GREENSBORO, N.C. — It’s been a tough year for many in the Piedmont Triad and thousands of families in the Guilford County school district alone are barely making ends meet.
“You know families that are just making it normally have had job losses, moving, and moving in with family and things like that so things are definitely different this year,” said Melanie Woodall, a school social worker at Irving Park Elementary.
Every holiday season Woodall organizes a fundraiser to buy Christmas gifts for her students and their families. Irving Park Elementary has about 580 students with a quarter of them lacking basic necessities and Woodall says with the pandemic this year, the need is even greater.
“There’s been a lot of housing issues but really I think beyond Christmas I would say there’s a lot of food and toiletries and things like that because even families that can qualify for things like food stamps that doesn’t cover toiletries. Cleaning expenses, toilet paper and things like that can get pricey,” Woodall said.

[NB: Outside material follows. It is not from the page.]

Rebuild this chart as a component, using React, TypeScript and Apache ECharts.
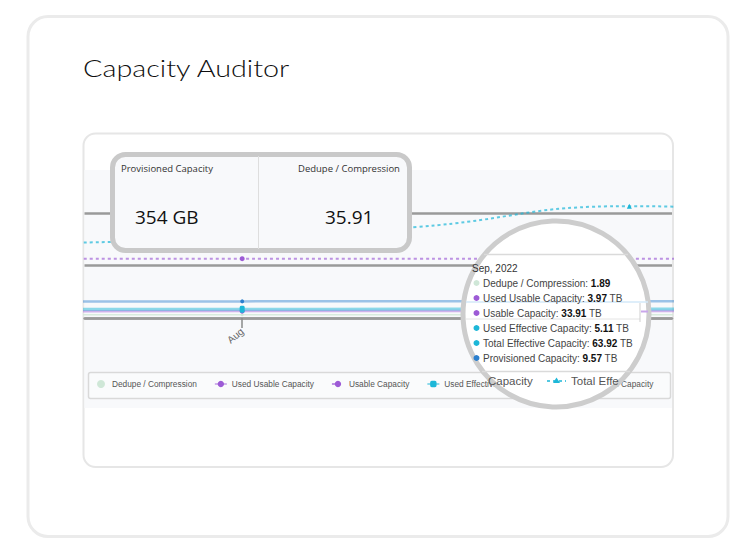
import React, { useEffect, useRef } from 'react';
import * as echarts from 'echarts';

// ---- data ----
const pointDates = ['2022-07-15', '2022-08-01', '2022-08-15', '2022-09-01', '2022-09-15'];
const dedupeCompression = [1.86, 1.87, 1.88, 1.89, 1.9];
const usedUsableCapacity = [3.9, 3.93, 3.95, 3.97, 3.98];
const usableCapacity = [33.91, 33.91, 33.91, 33.91, 33.91];
const usedEffectiveCapacity = [5.02, 5.06, 5.08, 5.11, 5.13];
const totalEffectiveCapacity = [42.5, 46, 52, 63.92, 60];
const provisionedCapacity = [9.45, 9.5, 9.53, 9.57, 9.62];
const monthNames = ['Jan', 'Feb', 'Mar', 'Apr', 'May', 'Jun', 'Jul', 'Aug', 'Sep', 'Oct', 'Nov', 'Dec'];
const tickDates = ['2022-08-01', '2022-09-01'];
const viewStart = '2022-07-19T09:00:00Z';
const viewEnd = '2022-09-04T10:00:00Z';
const hoverIndex = 3;
const kpiLabels = ['Provisioned Capacity', 'Dedupe / Compression'];
const kpiValues = ['354 GB', '35.91'];
const seriesNames = [
  'Dedupe / Compression',
  'Used Usable Capacity',
  'Usable Capacity',
  'Used Effective Capacity',
  'Total Effective Capacity',
  'Provisioned Capacity',
];
const seriesUnits = ['', ' TB', ' TB', ' TB', ' TB', ' TB'];

const ts = (d: string) => new Date(d).getTime();

const C_DEDUPE = '#cfe7d7';
const C_PURPLE = '#9d5bd6';
const C_CYAN = '#1db7d8';
const C_BLUE = '#2b7fce';

export default function App() {
  const ref = useRef<HTMLDivElement>(null);

  useEffect(() => {
    if (!ref.current) return;
    const chart = echarts.init(ref.current, undefined, { renderer: 'svg' });

    const build = (vals: number[]) =>
      pointDates.map((d, i) =>
        d.endsWith('-01') ? { value: [ts(d), vals[i]] } : { value: [ts(d), vals[i]], symbol: 'none' }
      );

    const allVals = [
      dedupeCompression,
      usedUsableCapacity,
      usableCapacity,
      usedEffectiveCapacity,
      totalEffectiveCapacity,
      provisionedCapacity,
    ];
    const dotColors = [C_DEDUPE, C_PURPLE, C_PURPLE, C_CYAN, C_CYAN, C_BLUE];

    const hoverDate = new Date(pointDates[hoverIndex]);
    const tooltipTitle = `${monthNames[hoverDate.getUTCMonth()]}, ${hoverDate.getUTCFullYear()}`;

    const FONT = 'Liberation Sans, Arial, sans-serif';
    const graphics: any[] = [];
    // outer card
    graphics.push({
      type: 'rect', z: -10,
      shape: { x: 28, y: 16.5, width: 700, height: 520, r: 20 },
      style: { fill: '#ffffff', stroke: '#ebebeb', lineWidth: 3 },
    });
    graphics.push({
      type: 'text', z: -10, x: 83, y: 68, scaleX: 1.2,
      style: { text: 'Capacity Auditor', font: '300 24px Lato', fill: '#0f0f0f', verticalAlign: 'middle' },
    });
    // inner card
    graphics.push({
      type: 'rect', z: -10,
      shape: { x: 83.5, y: 133.5, width: 589.5, height: 333.5, r: 12 },
      style: { fill: '#ffffff', stroke: '#e6e6e6', lineWidth: 2 },
    });
    graphics.push({
      type: 'rect', z: -9,
      shape: { x: 84.5, y: 170, width: 587.5, height: 238 },
      style: { fill: '#f8f9fb' },
    });
    // legend box
    graphics.push({
      type: 'rect', z: -8,
      shape: { x: 88.5, y: 372.5, width: 582, height: 26, r: 2 },
      style: { fill: '#fafbfc', stroke: '#d9d9d9', lineWidth: 1.5 },
    });

    // KPI card overlay
    graphics.push({
      type: 'rect', z: 100,
      shape: { x: 112.5, y: 154.5, width: 297, height: 96, r: 13 },
      style: { fill: '#f8f9fb', stroke: '#c9c9c9', lineWidth: 5 },
    });
    graphics.push({
      type: 'line', z: 101,
      shape: { x1: 258.5, y1: 156, x2: 258.5, y2: 249 },
      style: { stroke: '#dedede', lineWidth: 1 },
    });
    graphics.push({
      type: 'text', z: 101, x: 121, y: 168,
      style: { text: kpiLabels[0], font: '9.5px "Open Sans"', fill: '#333', verticalAlign: 'middle' },
    });
    graphics.push({
      type: 'text', z: 101, x: 298, y: 168,
      style: { text: kpiLabels[1], font: '9.5px "Open Sans"', fill: '#333', verticalAlign: 'middle' },
    });
    graphics.push({
      type: 'text', z: 101, x: 135, y: 217,
      style: { text: kpiValues[0], font: '19px "Open Sans"', fill: '#111', verticalAlign: 'middle' },
    });
    graphics.push({
      type: 'text', z: 101, x: 325, y: 217,
      style: { text: kpiValues[1], font: '19px "Open Sans"', fill: '#111', verticalAlign: 'middle' },
    });

    // magnifier
    const cx = 556, cy = 314, r = 93;
    graphics.push({
      type: 'circle', z: 100,
      shape: { cx, cy, r },
      style: { fill: '#ffffff', stroke: '#cdcdcd', lineWidth: 5 },
    });
    // magnified chart fragments
    graphics.push({ type: 'line', z: 101, shape: { x1: 466, y1: 302, x2: 648, y2: 302 }, style: { stroke: '#d3e8f8', lineWidth: 1.5 } });
    graphics.push({ type: 'line', z: 101, shape: { x1: 466, y1: 319, x2: 640, y2: 319 }, style: { stroke: '#e4e4e4', lineWidth: 1 } });
    graphics.push({ type: 'line', z: 101, shape: { x1: 640, y1: 303, x2: 640, y2: 322 }, style: { stroke: '#cfcfcf', lineWidth: 1 } });
    graphics.push({ type: 'line', z: 101, shape: { x1: 641, y1: 311.5, x2: 648, y2: 311.5 }, style: { stroke: '#c9a6ea', lineWidth: 2 } });
    graphics.push({ type: 'line', z: 101, shape: { x1: 484, y1: 254.5, x2: 628, y2: 254.5 }, style: { stroke: '#dadada', lineWidth: 1.5 } });
    graphics.push({ type: 'line', z: 101, shape: { x1: 482, y1: 371.5, x2: 630, y2: 371.5 }, style: { stroke: '#dadada', lineWidth: 1.5 } });
    // tooltip texts
    graphics.push({
      type: 'text', z: 102, x: 472, y: 268,
      style: { text: tooltipTitle, font: `10px ${FONT}`, fill: '#333', verticalAlign: 'middle' },
    });
    seriesNames.forEach((name, i) => {
      const y = 283 + i * 15;
      const v = allVals[i][hoverIndex].toFixed(2);
      graphics.push({
        type: 'circle', z: 102, shape: { cx: 476.5, cy: y, r: 3 }, style: { fill: dotColors[i] },
      });
      graphics.push({
        type: 'text', z: 102, x: 483, y,
        style: {
          text: `{l|${name}: }{v|${v}}{l|${seriesUnits[i]}}`,
          verticalAlign: 'middle',
          rich: {
            l: { fontSize: 10, fontFamily: FONT, fill: '#444' },
            v: { fontSize: 10, fontFamily: FONT, fontWeight: 'bold', fill: '#111' },
          },
        },
      });
    });
    // magnified legend fragment
    graphics.push({
      type: 'text', z: 102, x: 488, y: 381,
      style: { text: 'Capacity', font: `11.5px ${FONT}`, fill: '#555', verticalAlign: 'middle' },
    });
    graphics.push({
      type: 'line', z: 102, shape: { x1: 547, y1: 381, x2: 566, y2: 381 },
      style: { stroke: C_CYAN, lineWidth: 1.5, lineDash: [3, 3] },
    });
    graphics.push({
      type: 'polygon', z: 102, shape: { points: [[556.5, 377.5], [560, 383], [553, 383]] },
      style: { fill: C_CYAN },
    });
    graphics.push({
      type: 'text', z: 102, x: 571, y: 381,
      style: { text: 'Total Effe', font: `11.5px ${FONT}`, fill: '#555', verticalAlign: 'middle' },
    });

    const lineSeries = (
      i: number,
      color: string,
      symbol: string,
      lineStyle: any,
      symbolSize: any = 5
    ) => ({
      name: seriesNames[i],
      type: 'line',
      data: build(allVals[i]),
      smooth: true,
      symbol,
      symbolSize,
      showSymbol: true,
      color,
      itemStyle: { color },
      lineStyle: { color, ...lineStyle },
      emphasis: { disabled: true },
    });

    const option: any = {
      animation: false,
      backgroundColor: 'transparent',
      grid: { left: 84.5, right: 76, top: 160.5, bottom: 233, containLabel: false },
      xAxis: {
        type: 'value',
        min: ts(viewStart),
        max: ts(viewEnd),
        splitLine: { show: false },
        axisLine: { show: true, onZero: true, lineStyle: { color: '#9a9a9a', width: 2.5 } },
        axisTick: {
          show: true,
          customValues: tickDates.map(ts),
          length: 10,
          lineStyle: { color: '#8a8a8a', width: 1.5 },
        },
        axisLabel: {
          customValues: tickDates.map(ts),
          rotate: 40,
          margin: 12,
          fontSize: 10,
          fontFamily: FONT,
          color: '#666',
          formatter: (v: number) => monthNames[new Date(v).getUTCMonth()],
        },
      },
      yAxis: {
        type: 'value',
        min: 0,
        max: 90,
        interval: 30,
        axisLine: { show: false },
        axisTick: { show: false },
        axisLabel: { show: false },
        splitLine: { show: true, showMaxLine: false, lineStyle: { color: '#9a9a9a', width: 2.5 } },
      },
      legend: {
        left: 97,
        top: 380,
        padding: 0,
        itemGap: 17,
        itemWidth: 12,
        itemHeight: 8,
        textStyle: { fontSize: 8.3, fontFamily: FONT, color: '#555' },
        data: [
          { name: seriesNames[0], icon: 'circle' },
          seriesNames[1],
          seriesNames[2],
          seriesNames[3],
          seriesNames[4],
        ],
        selectedMode: false,
      },
      series: [
        lineSeries(0, C_DEDUPE, 'circle', { width: 1.5, opacity: 0.8 }, 3),
        lineSeries(1, C_PURPLE, 'circle', { width: 2.5, opacity: 0.45 }),
        lineSeries(2, C_PURPLE, 'circle', { width: 2, type: [3, 3], opacity: 0.65 }),
        lineSeries(3, C_CYAN, 'roundRect', { width: 3, opacity: 0.5 }, [5, 7]),
        lineSeries(4, C_CYAN, 'triangle', { width: 2, type: [3, 3], opacity: 0.7 }),
        lineSeries(5, C_BLUE, 'circle', { width: 2.5, opacity: 0.45 }, 4),
      ],
      graphic: { elements: graphics },
    };

    chart.setOption(option);
    return () => chart.dispose();
  }, []);

  return (
    <div
      ref={ref}
      style={{ position: 'absolute', left: 0, top: 0, width: 748, height: 551, background: '#ffffff' }}
    />
  );
}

Food, clothing and personal care products top the list of items most requested.
“Students and families across Guilford County have experienced loss in so many ways this year. They’ve lost family members, they’ve lost experiences, they’ve lost employment and this has had a ripple effect on a lot of things and has led to a variety of needs,” said Shontria Carrington, supervisor of Dropout Prevention and Social Work Services for the district.
Carrington is in charge of the 79 social workers employed by the Guilford County School District and tells FOX8 each social worker checks in with students and their families daily.
“Food insecurity has been very high across Guilford County this year. There’s been an increase in the need for particular winter items that are needed for students and families,” Carrington said.
Woodall started a GoFundMe page for her school to meet the record number of needs this year.
“It always averages around 150 so I always start with that because that’s typical but there have been more this year and I get referrals from teachers, cafeteria workers, custodians and just families we’ve worked with over the years so it’s more this year,” Woodall said.
Woodall has already contacted more than 200 families promising to help them get through the winter.
“I always just say do the best you can. Teachers are giving a lot of grace and schools are giving a lot of grace and parents, as hard it is, they’re stepping up and they’re asked to do a lot more, just don’t give up and hang in there,” Woodall said.
To help a family in your community, you can contact your local school’s PTA or school social worker. Most schools are accepting monetary donations to purchase Christmas gifts and basic necessities.